Libyan Rebels Reject Chavez Mediation Proposal
The Libyan opposition on Thursday flatly rejected a mediation proposal by Venezuelan President Hugo Chavez to find a peaceful solution to the crisis in the country, a spokesman said.
"We have a very clear statement. It's too late. Too much blood has been spilt," Mustafa Gheriani, a spokesman for the opposition's self-declared national council set up in the eastern city of Benghazi, told Agence France Presse.
Chavez, an ally of Libyan leader Moammar Gadhafi, on Monday proposed creating an international peace mission with forces from friendly nations to try to mediate the unrest gripping Libya and avoid civil war.
"We will never negotiate with anybody on the blood of our people. The only way we can negotiate with Chavez is if Gadhafi goes to Venezuela (for good).
"Then we'll ask him to have Gadhafi back in Libya to be prosecuted by our justice," Gheriani said.
Chavez said earlier this week that any foreign military intervention in Tripoli would be "a catastrophe" as Western countries mulled military action in Libya where more than 1,000 people have been killed in fighting.
He and Gadhafi routinely make public condemnations of U.S. "imperialism" and have exchanged visits in recent years. Ties are so close that Gadhafi was rumored at one point to have fled to Caracas, before he eventually appeared in public and on television in Tripoli.
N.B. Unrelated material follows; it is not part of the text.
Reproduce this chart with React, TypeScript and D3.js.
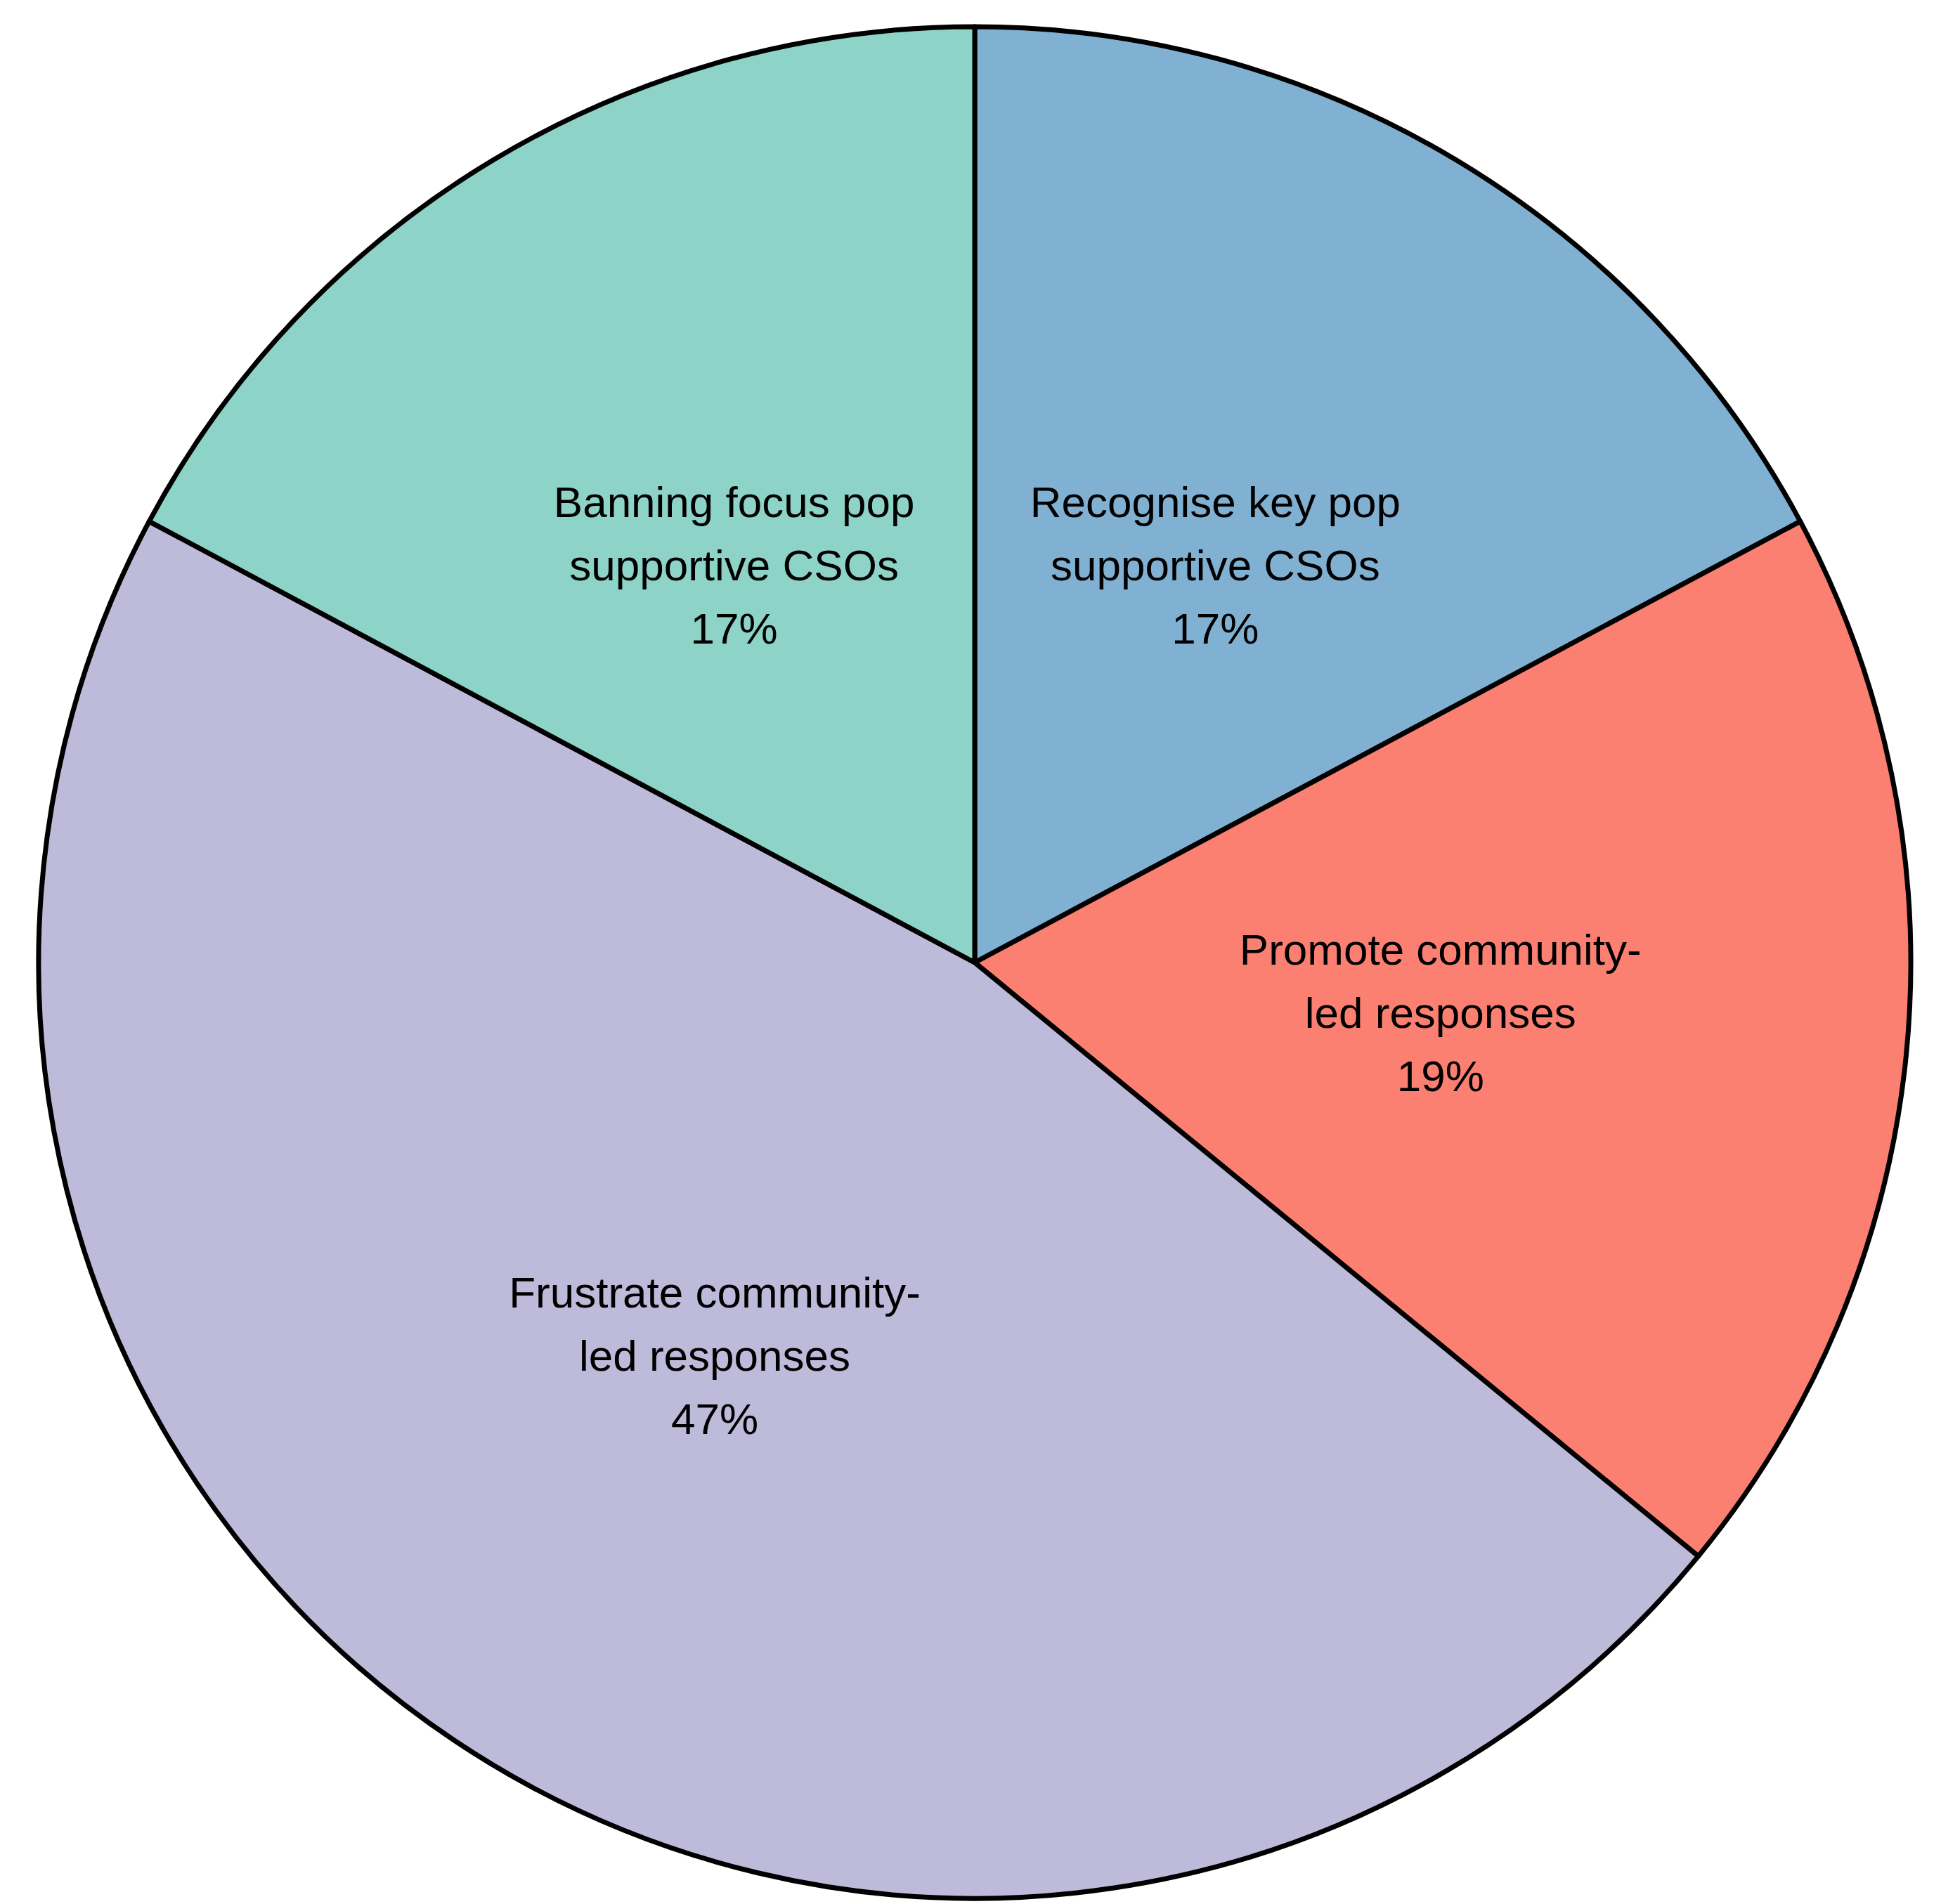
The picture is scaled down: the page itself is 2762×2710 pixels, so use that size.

A Venezuelan minister said earlier Thursday that the Libyan regime and the Arab League were considering Chavez's proposal.
"We can confirm Libya's interest in accepting this proposal, as well as the Arab League's" interest, Information Minister Andres Izarra told AFP.
"Today Venezuela presses ahead with its agenda in the Arab world and the world at large to seek peace in Libya," he said.
"We are studying the proposal," Arab League chief Amr Moussa told AFP, declining to give any further details on the regional forum's response to Chavez's suggestion.